The trajectory of a tree’s life is as unforeseeable as our own, determined as much by circumstance as intention. Like any living organism, it has its phases and difficult ages. It’s subject to environmental shifts and storms, to changing patterns of land use and arbitrary rains. A tree might be shaped by strict winds, the intimate attentions of animals, a spike of lightning striking from the sky. Fire can kill it, score its wood into a canvas of anger, germinate seeds in its shade that have lain dormant for centuries. And sometimes a tree can outlive its time, much like the preserved bodies of men that are unpacked from glaciers long after being lost.
Near the southern tip of Lesser Prespa Lake runs a seam of deep time. To walk across the fields at the edge of a village and then through a narrow, stony gorge is to step across the bed of an ancient sea. In places there are pockets of exposed shale and sheets of marl which can be opened like a book. Relic seashells are encrusted into the sediment, held in place where they were settled when the water receded some 1.8 million years ago. Amongst the leaves of ancient sediment, a library of geological time, I saw a branch poking through the shale while out walking with friends. I felt its dense weight the moment I drew the length of branch from the earth, and realised it wasn’t exactly as it appeared. It was a piece of petrified tree that I held in my hand, wood transformed to stone.
The shallow sea in this corner of Greece rose about 5.3 million years ago at the beginning of the Pliocene period, and the watery inundation ended an age of dry land that had lasted 170 million years from the final days of the Lower Jurassic. The story of the petrified tree isn’t certain, but in imagining its journey we might approximate its essence.

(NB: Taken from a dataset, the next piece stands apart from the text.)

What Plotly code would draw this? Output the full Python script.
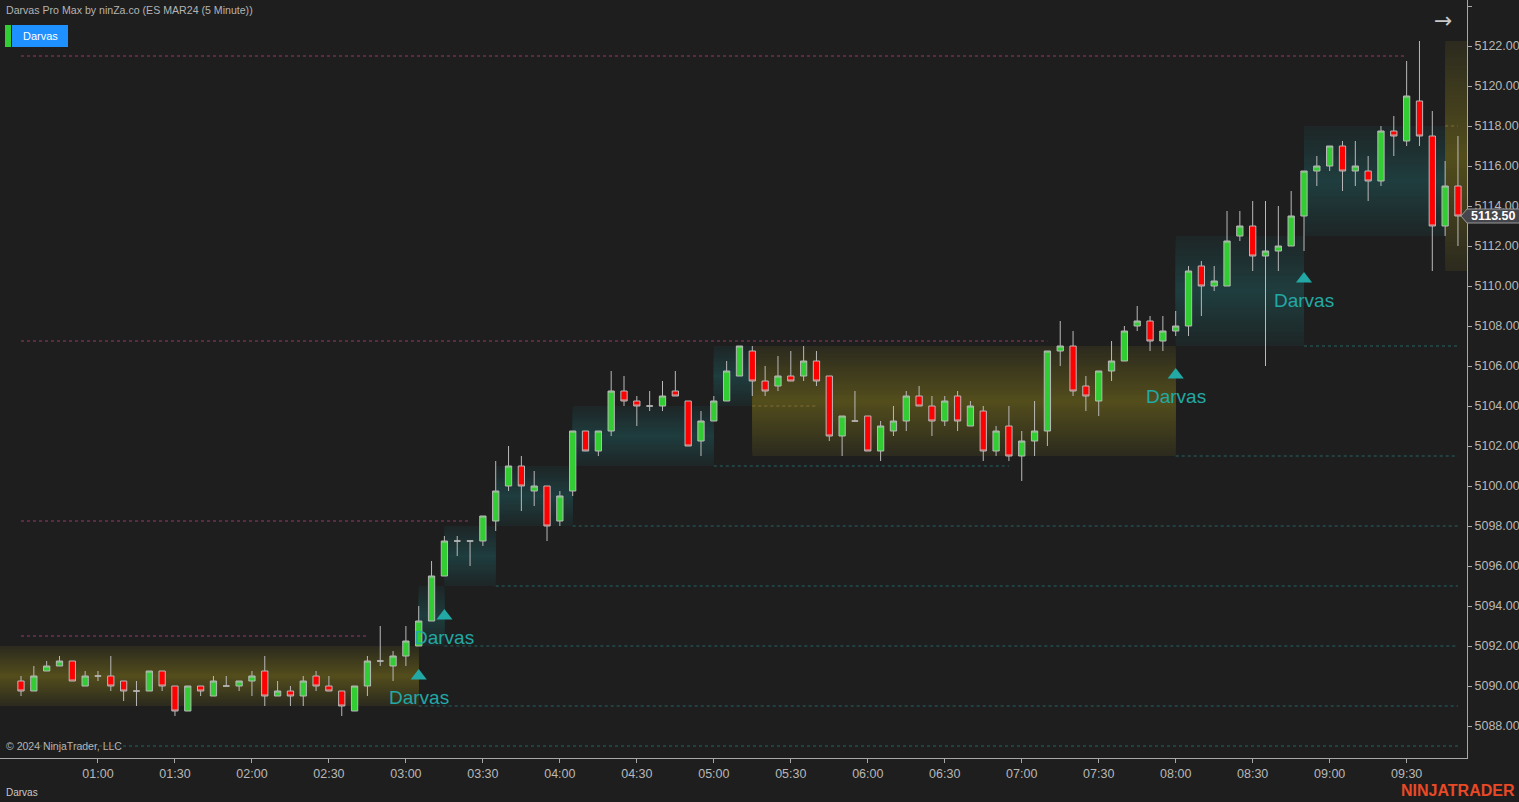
import plotly.graph_objects as go
import pandas as pd

# ---------------- data ----------------
start_time = "2024-03-01 00:30"
opens = [5090.25, 5089.75, 5090.75, 5091.0, 5091.25, 5090.0, 5090.5, 5090.5, 5090.25, 5089.75,
         5089.75, 5090.75, 5090.0, 5088.75, 5090.0, 5089.5, 5090.0, 5090.0, 5090.25, 5090.75,
         5089.5, 5089.75, 5089.5, 5090.5, 5090.0, 5089.75, 5088.75, 5090.0, 5091.25, 5091.0,
         5091.5, 5092.0, 5093.25, 5095.5, 5097.25, 5097.25, 5097.25, 5098.25, 5100.0, 5101.0,
         5099.75, 5100.0, 5098.25, 5099.75, 5102.75, 5101.75, 5102.75, 5104.75, 5104.25, 5104.0,
         5104.0, 5104.75, 5104.25, 5102.25, 5103.25, 5104.25, 5105.5, 5106.75, 5105.25, 5105.0,
         5105.5, 5105.5, 5106.25, 5105.5, 5102.5, 5103.25, 5103.5, 5101.75, 5102.75, 5103.25,
         5104.5, 5104.0, 5103.25, 5104.5, 5103.0, 5103.75, 5101.75, 5103.0, 5101.5, 5102.25,
         5102.75, 5106.75, 5107.0, 5105.0, 5104.25, 5105.75, 5106.25, 5108.0, 5108.25, 5107.25,
         5107.75, 5108.0, 5111.0, 5110.0, 5110.0, 5112.5, 5113.0, 5111.5, 5111.75, 5112.0,
         5113.5, 5115.75, 5116.0, 5117.0, 5115.75, 5115.75, 5115.25, 5117.75, 5117.25, 5119.25,
         5117.5, 5113.0, 5115.0]
highs = [5090.5, 5091.0, 5091.25, 5091.5, 5091.25, 5090.75, 5090.75, 5091.5, 5090.25, 5090.25,
         5090.75, 5090.75, 5090.0, 5090.0, 5090.0, 5090.5, 5090.5, 5090.25, 5090.75, 5091.5,
         5090.25, 5090.0, 5090.5, 5090.75, 5090.5, 5089.75, 5090.0, 5091.5, 5093.0, 5091.75,
         5093.0, 5094.0, 5096.25, 5097.5, 5097.5, 5097.25, 5098.5, 5101.25, 5102.0, 5101.5,
         5100.75, 5100.0, 5099.75, 5102.75, 5102.75, 5102.75, 5105.75, 5105.5, 5104.5, 5104.75,
         5105.25, 5105.75, 5104.25, 5103.75, 5104.5, 5106.25, 5107.0, 5107.0, 5106.0, 5106.5,
         5106.75, 5107.0, 5106.75, 5105.5, 5103.5, 5104.75, 5103.5, 5103.25, 5104.0, 5104.75,
         5105.0, 5104.5, 5104.5, 5104.75, 5104.25, 5104.0, 5103.0, 5104.0, 5102.75, 5104.25,
         5106.75, 5108.25, 5107.75, 5105.5, 5105.75, 5107.25, 5108.0, 5109.0, 5108.5, 5108.5,
         5108.75, 5111.0, 5111.25, 5111.0, 5113.75, 5113.75, 5114.25, 5114.25, 5114.0, 5114.75,
         5115.75, 5116.5, 5117.0, 5117.25, 5117.25, 5116.5, 5118.0, 5118.5, 5121.25, 5122.25,
         5118.75, 5116.25, 5117.5]
lows = [5089.5, 5089.75, 5090.75, 5091.0, 5090.25, 5090.0, 5090.25, 5089.75, 5089.25, 5089.0,
        5089.75, 5089.75, 5088.5, 5088.75, 5089.5, 5089.5, 5090.0, 5089.75, 5089.5, 5089.0,
        5089.5, 5089.0, 5089.0, 5089.75, 5089.75, 5088.5, 5088.75, 5089.5, 5091.0, 5090.25,
        5091.0, 5092.0, 5093.25, 5095.5, 5096.5, 5096.0, 5097.0, 5097.75, 5099.75, 5098.75,
        5099.0, 5097.25, 5098.0, 5099.5, 5101.75, 5101.5, 5102.5, 5104.0, 5103.0, 5103.75,
        5103.75, 5104.5, 5102.0, 5101.5, 5103.25, 5104.25, 5105.5, 5104.5, 5104.5, 5104.75,
        5105.25, 5105.25, 5105.0, 5102.25, 5101.5, 5103.25, 5101.75, 5101.25, 5102.5, 5102.75,
        5104.0, 5102.5, 5103.0, 5102.75, 5103.0, 5101.25, 5101.5, 5101.25, 5100.25, 5101.5,
        5102.0, 5106.0, 5104.5, 5103.75, 5103.5, 5105.25, 5106.25, 5107.75, 5106.75, 5106.75,
        5107.5, 5107.5, 5108.5, 5109.75, 5110.0, 5112.25, 5110.75, 5106.0, 5110.75, 5112.0,
        5111.75, 5115.0, 5115.75, 5114.75, 5115.0, 5114.25, 5115.0, 5116.5, 5117.0, 5117.0,
        5110.75, 5112.5, 5112.0]
closes = [5089.75, 5090.5, 5091.0, 5091.25, 5090.25, 5090.5, 5090.5, 5090.0, 5089.75, 5089.75,
          5090.75, 5090.0, 5088.75, 5090.0, 5089.75, 5090.25, 5090.0, 5090.25, 5090.5, 5089.5,
          5089.75, 5089.5, 5090.25, 5090.0, 5089.75, 5089.0, 5090.0, 5091.25, 5091.25, 5091.5,
          5092.25, 5093.25, 5095.5, 5097.25, 5097.25, 5097.25, 5098.5, 5099.75, 5101.0, 5100.0,
          5100.0, 5098.0, 5099.5, 5102.75, 5101.75, 5102.75, 5104.75, 5104.25, 5104.0, 5104.0,
          5104.5, 5104.5, 5102.0, 5103.25, 5104.25, 5105.75, 5107.0, 5105.25, 5104.75, 5105.5,
          5105.25, 5106.25, 5105.25, 5102.5, 5103.5, 5103.25, 5101.75, 5103.0, 5103.25, 5104.5,
          5104.0, 5103.25, 5104.25, 5103.25, 5104.0, 5101.75, 5102.75, 5101.5, 5102.25, 5102.75,
          5106.75, 5107.0, 5104.75, 5104.5, 5105.75, 5106.25, 5107.75, 5108.25, 5107.25, 5107.75,
          5108.0, 5110.75, 5110.0, 5110.25, 5112.25, 5113.0, 5111.5, 5111.75, 5112.0, 5113.5,
          5115.75, 5116.0, 5117.0, 5115.75, 5116.0, 5115.25, 5117.75, 5117.5, 5119.5, 5117.5,
          5113.0, 5115.0, 5113.5]

# Darvas boxes (bar index start/end, price low/high, kind)
box_start = [-3, 31, 33, 37, 43, 54, 57, 90, 100, 111]
box_end = [31, 33, 37, 43, 54, 57, 90, 100, 111, 116]
box_low = [5089.0, 5092.0, 5095.0, 5098.0, 5101.0, 5104.0, 5101.5, 5107.0, 5112.5, 5110.75]
box_high = [5092.0, 5095.0, 5098.0, 5101.0, 5104.0, 5107.0, 5107.0, 5112.5, 5118.0, 5122.25]
box_kind = ["range", "up", "up", "up", "up", "up", "range", "up", "up", "range"]

# resistance (pink dotted) lines
res_price = [5121.5, 5107.25, 5098.25, 5092.5]
res_start = [0, 0, 0, 0]
res_end = [108, 80, 35, 27]

# support (teal dotted) lines
sup_price = [5087.0, 5089.0, 5092.0, 5095.0, 5098.0, 5101.0, 5101.5, 5107.0]
sup_start = [0, 31, 33, 37, 43, 54, 90, 100]
sup_end = [112, 112, 112, 112, 112, 77, 112, 112]

# mid (olive dotted) lines
mid_price = [5104.0, 5118.0]
mid_start = [57, 111]
mid_end = [62, 112]

# Darvas breakout signals
sig_bar = [31, 33, 90, 100]
sig_price = [5090.5, 5093.5, 5105.55, 5110.35]
sig_label = ["Darvas", "Darvas", "Darvas", "Darvas"]

tick_labels = ["01:00", "01:30", "02:00", "02:30", "03:00", "03:30", "04:00", "04:30", "05:00",
               "05:30", "06:00", "06:30", "07:00", "07:30", "08:00", "08:30", "09:00", "09:30"]
last_price_label = "5113.50"

# ---------------- helpers ----------------
t0 = pd.Timestamp(start_time)


def bar_time(i):
    return t0 + pd.Timedelta(minutes=5 * i)


times = [bar_time(i) for i in range(len(opens))]
tick_vals = [pd.Timestamp("2024-03-01 " + s) for s in tick_labels]

PW, PH = 1467, 758  # plot area size in px


def px(x):
    return x / PW


def py(y):
    return 1 - y / PH


BG = "#1e1e1e"
AXFONT = "Liberation Sans Narrow, Arial Narrow, Liberation Sans, Arial"
TXTFONT = "Liberation Sans, Arial"
box_colors = {
    "range": ((44, 43, 30), (84, 78, 28)),   # (edge, centre)
    "up": ((30, 38, 39), (31, 62, 63)),
}


def mix(a, b, t):
    return "rgb(%d,%d,%d)" % tuple(round(a[k] + (b[k] - a[k]) * t) for k in range(3))


shapes = []
# gradient boxes as nested rectangles (below the candles)
N = 28
for s, e, lo, hi, kind in zip(box_start, box_end, box_low, box_high, box_kind):
    edge, centre = box_colors[kind]
    mid = (lo + hi) / 2
    half = (hi - lo) / 2
    for k in range(N):
        f = 1 - k / N
        shapes.append(dict(type="rect", xref="x", yref="y", layer="below",
                           x0=bar_time(s), x1=bar_time(e), y0=mid - half * f, y1=mid + half * f,
                           fillcolor=mix(centre, edge, f), line=dict(width=0)))


def add_lines(prices, starts, ends, color):
    for p, s, e in zip(prices, starts, ends):
        shapes.append(dict(type="line", xref="x", yref="y", layer="below",
                           x0=bar_time(s), x1=bar_time(e), y0=p, y1=p,
                           line=dict(color=color, width=1, dash="dot")))


add_lines(res_price, res_start, res_end, "rgba(190,70,130,0.75)")
add_lines(sup_price, sup_start, sup_end, "rgba(40,125,125,0.75)")
add_lines(mid_price, mid_start, mid_end, "rgba(140,120,60,0.8)")

fig = go.Figure()

fig.add_trace(go.Candlestick(
    x=times, open=opens, high=highs, low=lows, close=closes,
    increasing=dict(fillcolor="#32cd32", line=dict(color="#b9b9b9", width=1)),
    decreasing=dict(fillcolor="#ff0000", line=dict(color="#b9b9b9", width=1)),
    showlegend=False, hoverinfo="skip"))

fig.add_trace(go.Scatter(
    x=[bar_time(i) for i in sig_bar], y=sig_price, mode="markers",
    marker=dict(symbol="triangle-up", size=14, color="#22a9a6"),
    hoverinfo="skip", showlegend=False))

annotations = []
for b, p, lab in zip(sig_bar, sig_price, sig_label):
    annotations.append(dict(x=bar_time(b), y=p, xref="x", yref="y", text=lab, showarrow=False,
                            yshift=-21, xanchor="center", yanchor="middle",
                            font=dict(family=TXTFONT, size=19, color="#22a9a6")))

annotations += [
    dict(x=px(4), y=py(10), xref="paper", yref="paper", xanchor="left", yanchor="middle",
         text="Darvas Pro Max by ninZa.co (ES MAR24 (5 Minute))", showarrow=False,
         font=dict(family=TXTFONT, size=10.6, color="#b4b4b4")),
    dict(x=px(40), y=py(36), xref="paper", yref="paper", xanchor="center", yanchor="middle",
         text="Darvas", showarrow=False,
         font=dict(family=TXTFONT, size=11, color="#ffffff")),
    dict(x=px(1443), y=py(20), xref="paper", yref="paper", xanchor="center", yanchor="middle",
         text="→", showarrow=False,
         font=dict(family="DejaVu Sans", size=22, color="#c8c8c8")),
    dict(x=px(4), y=py(746), xref="paper", yref="paper", xanchor="left", yanchor="middle",
         text="© 2024 NinjaTrader, LLC", showarrow=False,
         font=dict(family=TXTFONT, size=10.5, color="#b4b4b4")),
    dict(x=px(4), y=py(792), xref="paper", yref="paper", xanchor="left", yanchor="middle",
         text="Darvas", showarrow=False,
         font=dict(family=TXTFONT, size=10, color="#c8c8c8")),
    dict(x=px(1517), y=py(791), xref="paper", yref="paper", xanchor="right", yanchor="middle",
         text="<b>NINJATRADER</b>", showarrow=False,
         font=dict(family=TXTFONT, size=16, color="#e84a27")),
    dict(x=px(1493), y=closes[-1], xref="paper", yref="y", xanchor="center", yanchor="middle",
         text="<b>" + last_price_label + "</b>", showarrow=False,
         font=dict(family=AXFONT, size=12.5, color="#ffffff")),
]

shapes += [
    dict(type="rect", xref="paper", yref="paper", x0=px(5), x1=px(11), y0=py(47), y1=py(25),
         fillcolor="#32cd32", line=dict(width=0)),
    dict(type="rect", xref="paper", yref="paper", x0=px(12), x1=px(68), y0=py(47), y1=py(25),
         fillcolor="#1e90ff", line=dict(width=0)),
    dict(type="path", xref="paper", yref="y", xsizemode="pixel", ysizemode="pixel",
         xanchor=1.0, yanchor=closes[-1],
         path="M -6,0 L 0,-7 L 53,-7 L 53,7 L 0,7 Z",
         fillcolor="#45454c", line=dict(color="#9a9a9a", width=1)),
]

fig.update_layout(
    width=1519, height=802,
    margin=dict(l=0, r=52, t=0, b=44),
    paper_bgcolor=BG, plot_bgcolor=BG,
    showlegend=False, hovermode=False,
    annotations=annotations, shapes=shapes,
    xaxis=dict(
        range=[bar_time(-21 / 12.83), bar_time((1467 - 21) / 12.83)],
        rangeslider=dict(visible=False),
        showgrid=False, zeroline=False,
        showline=True, linecolor="#a8a8a8", linewidth=1,
        ticks="outside", ticklen=4, tickcolor="#a8a8a8",
        tickvals=tick_vals, ticktext=tick_labels,
        tickfont=dict(family=AXFONT, size=12.5, color="#b8b8b8"),
    ),
    yaxis=dict(
        side="right",
        range=[5122 - 712 / 20, 5122 + 46 / 20],
        dtick=2, tick0=5088, tickformat=".2f",
        showgrid=False, zeroline=False,
        showline=True, linecolor="#a8a8a8", linewidth=1,
        ticks="outside", ticklen=4, tickcolor="#a8a8a8",
        tickfont=dict(family=AXFONT, size=12.5, color="#b8b8b8"),
    ),
)

fig.write_html("out.html",
               config={"displayModeBar": False, "staticPlot": True},
               post_script="document.body.style.margin='0';document.body.style.padding='0';"
                           "document.body.style.overflow='hidden';"
                           "document.body.style.background='#1e1e1e';")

In all likelihood the tree died off as the sea slowly rose around it over 5 million years ago. It then fell into the brackish waters where mud and silt quickly settled around it, sealing it away from oxygen and stifling any aerobic activity that would have led to its decomposition. Instead, mineral-laden water that was seeping through the sediment of the seabed entered the tree’s cells, replacing the cellulose and lignin of the living organism, and preserving the structure of the wood in the shape it had adopted while alive.
As the Pliocene period came to an end around 1.8 million years ago the sea drained away, and the tree was transformed through a process called permineralisation. When the mineral-dense sea water suspended in the tree’s cells evaporated it left only minerals such as quartz in its place. All the tree’s organic properties were turned to inorganic stone, as though they’d stared into the eyes of Medusa in their last moments. It’s not the same alchemy often associated with fossils – when we’re witness to an impression or compression of a once-living organism – but in fact a replica of the original. The shape and form, the very structure of the tree itself, has been preserved in an enduring, stone mould. I held in my hands something that both was and wasn’t wood; I held in my hands a fragment of far time.